Exercise goal:
Print word for word the first line of the listing below and every line after it, through the line with "import seaborn as sns". Leave out the pictures and the rest.

** START OF Source material **

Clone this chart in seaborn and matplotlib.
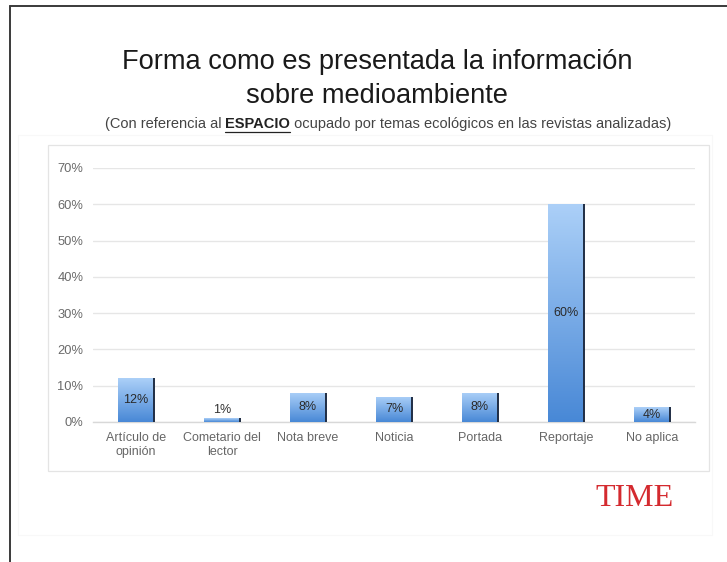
import matplotlib
matplotlib.use("Agg")
import matplotlib.pyplot as plt
import matplotlib.patches as mpatches
from matplotlib.lines import Line2D
import numpy as np
import pandas as pd
import seaborn as sns

categories = ["Artículo de\nopinión", "Cometario del\nlector", "Nota breve",
              "Noticia", "Portada", "Reportaje", "No aplica"]
values = [12, 1, 8, 7, 8, 60, 4]
value_labels = ["12%", "1%", "8%", "7%", "8%", "60%", "4%"]
y_ticks = [0, 10, 20, 30, 40, 50, 60, 70]
y_tick_labels = ["0%", "10%", "20%", "30%", "40%", "50%", "60%", "70%"]

title_text = "Forma como es presentada la información\nsobre medioambiente"
sub_before = "(Con referencia al "
sub_bold = "ESPACIO"
sub_after = " ocupado por temas ecológicos en las revistas analizadas)"

sns.set_style("white")
plt.rcParams["font.family"] = ["Liberation Sans", "DejaVu Sans"]

W, H = 727, 562
fig = plt.figure(figsize=(W / 100, H / 100), dpi=100)
fig.patch.set_facecolor("white")

# outer slide frame (left and top lines)
fig.add_artist(Line2D([10 / W, 10 / W], [0, 1 - 6 / H], color="#3a3a3a", lw=1.4,
                      transform=fig.transFigure))
fig.add_artist(Line2D([10 / W, 1], [1 - 6 / H, 1 - 6 / H], color="#3a3a3a", lw=1.4,
                      transform=fig.transFigure))
# faint inner slide area
fig.add_artist(mpatches.Rectangle((18 / W, (H - 535) / H), (712 - 18) / W, (535 - 135) / H,
                                  fill=False, ec="#f8f8f8", lw=0.8,
                                  transform=fig.transFigure))
# chart box
fig.add_artist(mpatches.Rectangle((48 / W, (H - 471) / H), (709 - 48) / W, (471 - 145) / H,
                                  fill=False, ec="#e4e4e4", lw=0.9,
                                  transform=fig.transFigure))

ax = fig.add_axes([93 / W, (H - 422) / H, 602 / W, 254 / H])
df = pd.DataFrame({"cat": categories, "val": values})
sns.barplot(data=df, x="cat", y="val", ax=ax, color="#6aa3e6", width=0.41,
            edgecolor="none", zorder=3)

ax.set_ylim(0, 70)
ax.set_xlim(-0.5, len(categories) - 0.5)
ax.set_yticks(y_ticks)
ax.set_yticklabels(y_tick_labels)
ax.set_xlabel("")
ax.set_ylabel("")
ax.yaxis.grid(True, color="#e6e6e6", lw=1.0, zorder=0)
ax.set_axisbelow(True)
for s in ["top", "right", "left"]:
    ax.spines[s].set_visible(False)
ax.spines["bottom"].set_color("#d8d8d8")
ax.spines["bottom"].set_linewidth(1.0)
ax.tick_params(axis="y", length=0, pad=7, labelsize=9.3, labelcolor="#6a6a6a")
ax.tick_params(axis="x", which="major", length=0, pad=7, labelsize=9, labelcolor="#666666")
ax.set_xticks(np.arange(-0.5, len(categories) + 0.5, 1.0), minor=True)
ax.tick_params(axis="x", which="minor", length=3, color="#d0d0d0", width=0.8)

# gradient fill for bars
grad = np.linspace(0, 1, 256).reshape(-1, 1)
cmap = matplotlib.colors.LinearSegmentedColormap.from_list("g", ["#4888d6", "#acd0f8"])
for p in ax.patches:
    x0, y0 = p.get_x(), p.get_y()
    w, h = p.get_width(), p.get_height()
    im = ax.imshow(grad, extent=[x0, x0 + w, y0, y0 + h], origin="lower", cmap=cmap,
                   aspect="auto", zorder=4)
    im.set_clip_path(p)
    p.set_facecolor("none")
    ax.plot([x0 + w, x0 + w], [y0, y0 + h], color="#1f2d44", lw=1.4, zorder=5,
            solid_capstyle="butt")
ax.set_xlim(-0.5, len(categories) - 0.5)
ax.set_ylim(0, 70)

for i, (v, lab) in enumerate(zip(values, value_labels)):
    if v < 3:
        ax.text(i, v + 0.6, lab, ha="center", va="bottom", fontsize=9, color="#333333", zorder=6)
    else:
        ax.text(i, v / 2, lab, ha="center", va="center", fontsize=9, color="#2a2a2a", zorder=6)

# title
fig.text(377 / W, 1 - 79 / H, title_text, ha="center", va="center", fontsize=19.6,
         color="#1a1a1a", linespacing=1.38)

# subtitle with bold underlined word
fig.canvas.draw()
r = fig.canvas.get_renderer()
fs = 10.5
y_sub = 1 - 124 / H
t1 = fig.text(0, y_sub, sub_before, fontsize=fs, color="#444444", va="center")
t2 = fig.text(0, y_sub, sub_bold, fontsize=fs, color="#222222", va="center", weight="bold")
t3 = fig.text(0, y_sub, sub_after, fontsize=fs, color="#444444", va="center")
w1 = t1.get_window_extent(r).width
w2 = t2.get_window_extent(r).width
w3 = t3.get_window_extent(r).width
total = w1 + w2 + w3
start = 388 - total / 2
t1.set_x(start / W)
t2.set_x((start + w1) / W)
t3.set_x((start + w1 + w2) / W)
uy = y_sub - 8.5 / H
fig.add_artist(Line2D([(start + w1) / W, (start + w1 + w2) / W], [uy, uy], color="#222222",
                      lw=0.9, transform=fig.transFigure))

# TIME logo
fig.text(635 / W, 1 - 498 / H, "TIME", ha="center", va="center", fontsize=23,
         color="#d42a2f", family=["Liberation Serif", "DejaVu Serif"])

fig.savefig("out.png", dpi=100, facecolor="white")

** END OF Source material **

Solution for this exercise:
Clone this chart in seaborn and matplotlib.
import matplotlib
matplotlib.use("Agg")
import matplotlib.pyplot as plt
import matplotlib.patches as mpatches
from matplotlib.lines import Line2D
import numpy as np
import pandas as pd
import seaborn as sns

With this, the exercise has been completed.